TATSIZLIK ÇIKARSA SORUMLUSU KİM?

Kof, “Burada ağaçları belirleyip kafalarına göre yazıyorlar, sonra da gelip ağaçları kesiyorlar. Bu şekilde bir işlem olamaz. Yakında seçim var, bizim burada 5 dönüm arazi var, müşterek mülkiyet olarak ben bir hissedarım. Bunların bazılarından olur alsanız bile işlem tesis edilemez. Burada 10 metre yarıp tünel ağzı yapacaklarını söylüyorlar. Seçimi kaybederlerse proje değişecek burası fay hattı gibi kalacak. Burada biz mağdur olacağız, yeniden ağaç diksen benim ömrüm yetmez onların meyvesini görmeye. Her şeyin illegal olması çok acı. Savcı ve jandarma ile tutanak yaptırdım, ne yaptıklarını sordum, uzlaştığımızı söylediler. Ben kimse ile uzlaşmadım dedim. Yeniden jandarmayı aradığımda bu kez jandarma da bir şey yapamayız deyip Sulh Ceza Mahkemesine gitmemi önerdi. Burada kavga çıkarsa burada önlemi neden almadın diye sorulmayacak mı diye sordum, savcı beyin müştereklerden birinin imza atmasının yeterli olduğunu söylediler. Ben buna inanmıyorum. Böyle hukuksuzluk olmaz” şeklinde yakındı.

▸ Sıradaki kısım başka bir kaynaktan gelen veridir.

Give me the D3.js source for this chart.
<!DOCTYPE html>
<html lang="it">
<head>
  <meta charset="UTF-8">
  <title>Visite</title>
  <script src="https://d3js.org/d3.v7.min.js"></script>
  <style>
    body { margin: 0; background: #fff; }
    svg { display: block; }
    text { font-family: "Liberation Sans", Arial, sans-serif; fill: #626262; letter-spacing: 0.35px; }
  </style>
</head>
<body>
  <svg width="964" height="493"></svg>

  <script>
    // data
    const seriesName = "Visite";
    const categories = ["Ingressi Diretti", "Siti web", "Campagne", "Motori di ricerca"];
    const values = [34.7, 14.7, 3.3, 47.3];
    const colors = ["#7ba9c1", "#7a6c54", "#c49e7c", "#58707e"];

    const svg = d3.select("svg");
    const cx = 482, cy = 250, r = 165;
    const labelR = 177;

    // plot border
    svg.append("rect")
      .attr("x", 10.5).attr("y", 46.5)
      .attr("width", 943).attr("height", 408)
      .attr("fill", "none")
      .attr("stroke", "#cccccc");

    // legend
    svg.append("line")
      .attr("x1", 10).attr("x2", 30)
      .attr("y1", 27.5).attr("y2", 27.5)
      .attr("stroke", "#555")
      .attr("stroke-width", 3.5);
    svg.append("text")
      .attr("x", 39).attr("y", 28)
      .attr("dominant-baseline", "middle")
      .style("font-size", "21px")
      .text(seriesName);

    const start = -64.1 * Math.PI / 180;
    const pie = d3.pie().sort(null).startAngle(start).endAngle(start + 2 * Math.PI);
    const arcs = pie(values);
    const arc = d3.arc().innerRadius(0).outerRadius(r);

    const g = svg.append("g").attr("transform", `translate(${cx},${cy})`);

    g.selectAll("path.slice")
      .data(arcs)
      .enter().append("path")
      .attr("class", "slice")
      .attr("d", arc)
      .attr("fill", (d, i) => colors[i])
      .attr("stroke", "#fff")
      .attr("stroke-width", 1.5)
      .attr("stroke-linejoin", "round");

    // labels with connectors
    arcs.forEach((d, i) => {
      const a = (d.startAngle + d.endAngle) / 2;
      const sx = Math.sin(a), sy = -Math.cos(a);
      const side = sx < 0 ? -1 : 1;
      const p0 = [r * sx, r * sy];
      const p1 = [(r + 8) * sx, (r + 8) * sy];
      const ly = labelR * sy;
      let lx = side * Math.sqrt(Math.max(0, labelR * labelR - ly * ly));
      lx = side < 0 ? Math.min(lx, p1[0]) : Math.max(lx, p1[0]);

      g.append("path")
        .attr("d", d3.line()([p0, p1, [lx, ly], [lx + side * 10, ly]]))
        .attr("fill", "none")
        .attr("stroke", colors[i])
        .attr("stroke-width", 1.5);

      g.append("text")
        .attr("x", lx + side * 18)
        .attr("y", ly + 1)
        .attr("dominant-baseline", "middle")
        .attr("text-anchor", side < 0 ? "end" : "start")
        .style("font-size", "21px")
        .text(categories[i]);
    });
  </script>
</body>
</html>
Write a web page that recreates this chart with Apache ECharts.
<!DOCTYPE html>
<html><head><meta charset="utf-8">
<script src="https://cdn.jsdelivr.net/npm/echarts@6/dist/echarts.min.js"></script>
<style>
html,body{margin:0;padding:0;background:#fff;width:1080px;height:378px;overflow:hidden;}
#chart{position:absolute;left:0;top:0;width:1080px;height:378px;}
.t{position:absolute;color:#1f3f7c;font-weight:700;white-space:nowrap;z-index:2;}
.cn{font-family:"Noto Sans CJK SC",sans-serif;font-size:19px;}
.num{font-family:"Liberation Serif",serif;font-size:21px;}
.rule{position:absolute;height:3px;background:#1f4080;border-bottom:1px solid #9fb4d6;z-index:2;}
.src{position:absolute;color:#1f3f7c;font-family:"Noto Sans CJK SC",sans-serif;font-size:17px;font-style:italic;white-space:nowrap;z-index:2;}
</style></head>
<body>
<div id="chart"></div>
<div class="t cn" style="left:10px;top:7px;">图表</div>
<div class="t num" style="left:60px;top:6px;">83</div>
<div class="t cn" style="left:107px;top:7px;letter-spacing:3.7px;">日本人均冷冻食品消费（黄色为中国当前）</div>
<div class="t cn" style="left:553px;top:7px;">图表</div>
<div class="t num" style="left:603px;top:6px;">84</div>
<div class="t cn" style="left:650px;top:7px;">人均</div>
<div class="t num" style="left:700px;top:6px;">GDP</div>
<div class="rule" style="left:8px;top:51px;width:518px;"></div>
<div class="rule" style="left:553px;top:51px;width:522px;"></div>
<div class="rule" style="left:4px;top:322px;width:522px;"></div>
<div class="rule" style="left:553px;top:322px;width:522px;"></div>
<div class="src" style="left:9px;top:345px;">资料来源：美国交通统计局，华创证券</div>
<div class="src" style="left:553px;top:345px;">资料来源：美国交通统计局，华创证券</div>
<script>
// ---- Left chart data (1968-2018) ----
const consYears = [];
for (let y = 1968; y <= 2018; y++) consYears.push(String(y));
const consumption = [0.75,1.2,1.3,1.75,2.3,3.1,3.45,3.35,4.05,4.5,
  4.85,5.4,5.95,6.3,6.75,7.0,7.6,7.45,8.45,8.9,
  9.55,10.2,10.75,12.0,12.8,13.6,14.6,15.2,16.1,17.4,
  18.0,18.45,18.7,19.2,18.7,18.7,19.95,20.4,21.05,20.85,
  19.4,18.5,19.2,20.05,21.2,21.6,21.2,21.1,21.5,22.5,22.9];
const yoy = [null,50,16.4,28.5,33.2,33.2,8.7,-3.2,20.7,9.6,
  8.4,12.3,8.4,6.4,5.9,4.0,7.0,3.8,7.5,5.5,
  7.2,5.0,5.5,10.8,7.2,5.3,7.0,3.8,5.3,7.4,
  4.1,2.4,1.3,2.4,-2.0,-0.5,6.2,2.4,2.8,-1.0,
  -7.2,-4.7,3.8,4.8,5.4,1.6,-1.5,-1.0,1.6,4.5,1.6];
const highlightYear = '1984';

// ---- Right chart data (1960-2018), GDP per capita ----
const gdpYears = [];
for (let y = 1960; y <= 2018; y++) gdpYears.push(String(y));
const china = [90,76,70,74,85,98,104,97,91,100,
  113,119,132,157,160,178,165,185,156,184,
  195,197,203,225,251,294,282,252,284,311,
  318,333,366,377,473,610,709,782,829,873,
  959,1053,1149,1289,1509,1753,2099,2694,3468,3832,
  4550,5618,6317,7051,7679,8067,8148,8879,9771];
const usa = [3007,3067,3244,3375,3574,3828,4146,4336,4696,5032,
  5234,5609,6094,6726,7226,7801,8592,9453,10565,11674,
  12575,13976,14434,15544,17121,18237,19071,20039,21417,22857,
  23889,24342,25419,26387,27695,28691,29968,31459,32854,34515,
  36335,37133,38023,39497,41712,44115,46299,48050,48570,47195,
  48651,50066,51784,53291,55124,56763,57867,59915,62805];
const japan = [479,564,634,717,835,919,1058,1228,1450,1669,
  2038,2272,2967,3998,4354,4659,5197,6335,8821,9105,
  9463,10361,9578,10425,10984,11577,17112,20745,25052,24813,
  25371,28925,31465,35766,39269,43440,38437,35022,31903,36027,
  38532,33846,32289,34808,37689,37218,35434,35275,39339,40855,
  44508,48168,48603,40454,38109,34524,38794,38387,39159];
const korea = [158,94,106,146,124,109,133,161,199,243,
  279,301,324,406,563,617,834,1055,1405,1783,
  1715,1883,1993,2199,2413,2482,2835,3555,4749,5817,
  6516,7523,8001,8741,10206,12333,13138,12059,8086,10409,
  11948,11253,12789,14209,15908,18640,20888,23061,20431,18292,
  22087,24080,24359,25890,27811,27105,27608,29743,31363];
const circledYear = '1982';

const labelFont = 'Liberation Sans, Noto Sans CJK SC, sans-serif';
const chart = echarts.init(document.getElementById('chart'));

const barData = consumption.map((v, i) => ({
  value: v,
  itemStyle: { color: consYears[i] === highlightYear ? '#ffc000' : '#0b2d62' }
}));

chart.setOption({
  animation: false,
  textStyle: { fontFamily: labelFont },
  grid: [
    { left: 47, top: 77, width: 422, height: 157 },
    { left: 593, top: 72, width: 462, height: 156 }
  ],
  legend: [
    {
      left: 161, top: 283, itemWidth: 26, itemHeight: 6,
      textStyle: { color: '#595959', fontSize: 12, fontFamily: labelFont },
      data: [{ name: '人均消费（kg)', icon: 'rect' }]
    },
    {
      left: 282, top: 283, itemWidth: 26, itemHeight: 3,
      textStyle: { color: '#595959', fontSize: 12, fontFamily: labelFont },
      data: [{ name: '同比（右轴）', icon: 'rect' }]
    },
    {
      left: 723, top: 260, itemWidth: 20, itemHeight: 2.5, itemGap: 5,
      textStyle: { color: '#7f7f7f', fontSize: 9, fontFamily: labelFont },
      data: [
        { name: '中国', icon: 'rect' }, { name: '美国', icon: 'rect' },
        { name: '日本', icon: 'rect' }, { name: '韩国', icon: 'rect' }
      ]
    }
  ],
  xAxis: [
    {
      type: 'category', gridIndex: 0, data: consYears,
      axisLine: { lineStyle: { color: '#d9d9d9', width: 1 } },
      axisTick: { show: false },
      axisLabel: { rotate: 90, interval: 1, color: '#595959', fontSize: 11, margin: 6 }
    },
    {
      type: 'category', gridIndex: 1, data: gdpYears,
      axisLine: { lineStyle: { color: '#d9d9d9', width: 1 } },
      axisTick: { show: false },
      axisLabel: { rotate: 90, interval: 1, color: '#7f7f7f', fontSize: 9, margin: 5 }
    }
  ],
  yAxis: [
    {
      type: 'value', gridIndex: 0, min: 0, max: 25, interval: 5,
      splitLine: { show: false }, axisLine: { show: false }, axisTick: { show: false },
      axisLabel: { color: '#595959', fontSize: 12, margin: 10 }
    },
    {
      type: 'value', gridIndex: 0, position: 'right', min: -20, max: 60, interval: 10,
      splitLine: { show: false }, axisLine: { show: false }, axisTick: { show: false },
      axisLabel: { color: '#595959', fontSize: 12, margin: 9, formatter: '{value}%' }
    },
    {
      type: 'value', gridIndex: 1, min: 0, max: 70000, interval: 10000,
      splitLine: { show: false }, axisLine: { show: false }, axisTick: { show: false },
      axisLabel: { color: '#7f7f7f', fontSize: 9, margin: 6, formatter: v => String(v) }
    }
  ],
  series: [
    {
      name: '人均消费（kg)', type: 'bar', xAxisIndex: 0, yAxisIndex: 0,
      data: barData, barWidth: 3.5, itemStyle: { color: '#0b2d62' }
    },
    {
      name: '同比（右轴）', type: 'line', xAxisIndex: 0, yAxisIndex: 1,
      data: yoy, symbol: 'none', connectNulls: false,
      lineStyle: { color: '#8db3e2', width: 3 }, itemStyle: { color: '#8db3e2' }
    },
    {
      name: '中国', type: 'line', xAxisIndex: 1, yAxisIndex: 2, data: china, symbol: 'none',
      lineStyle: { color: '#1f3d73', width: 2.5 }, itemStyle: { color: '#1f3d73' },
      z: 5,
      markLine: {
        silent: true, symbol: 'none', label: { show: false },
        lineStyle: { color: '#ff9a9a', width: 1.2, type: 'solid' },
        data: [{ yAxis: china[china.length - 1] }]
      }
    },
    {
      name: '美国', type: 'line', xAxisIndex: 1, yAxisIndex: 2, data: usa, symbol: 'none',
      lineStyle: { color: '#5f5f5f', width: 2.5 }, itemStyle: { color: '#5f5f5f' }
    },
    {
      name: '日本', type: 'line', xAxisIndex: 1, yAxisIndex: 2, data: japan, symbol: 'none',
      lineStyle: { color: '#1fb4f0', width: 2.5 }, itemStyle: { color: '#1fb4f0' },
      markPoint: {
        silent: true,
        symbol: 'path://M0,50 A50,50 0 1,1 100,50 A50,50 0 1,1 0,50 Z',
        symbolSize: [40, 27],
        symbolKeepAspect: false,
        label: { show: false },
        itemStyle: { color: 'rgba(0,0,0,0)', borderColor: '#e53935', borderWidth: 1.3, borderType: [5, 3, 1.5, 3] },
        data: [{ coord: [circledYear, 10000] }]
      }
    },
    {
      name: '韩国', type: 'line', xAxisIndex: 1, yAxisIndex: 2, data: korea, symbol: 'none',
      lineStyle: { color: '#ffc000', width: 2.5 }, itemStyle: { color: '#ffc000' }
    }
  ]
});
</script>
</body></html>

Durumu yerinde görüp vatandaşları dinleyen Millet İttifakı Milletvekili Adayı Av. Sibel Suiçmez bunun üzerine “Hayır, öyle bir hukuki işlem olmaz. Hatta bu söylendiği gibi ise hukuk çiğnenmiş olur. Vatandaşın kendi toprağında nöbet bekliyor olması hukuk devletinde olacak şey değil. İnşallah 14 Mayıstan sonra gasp niteliğindeki hiçbir faaliyete izin vermeyeceğiz.  Haklı mücadelesinde kendisine yardımcı olacağız, insanların yerinde yasal gerekleri yerine getirmeden ve kamulaştırma yapmadan bu şekilde propaganda amaçlı olarak iş makinesi yığmak, ekip yollamak, ağaç kesmek ve kanunları çiğnemek hukuk devletinde mümkün olamaz” diyerek konuyu yakından takip etme sözünü verdi.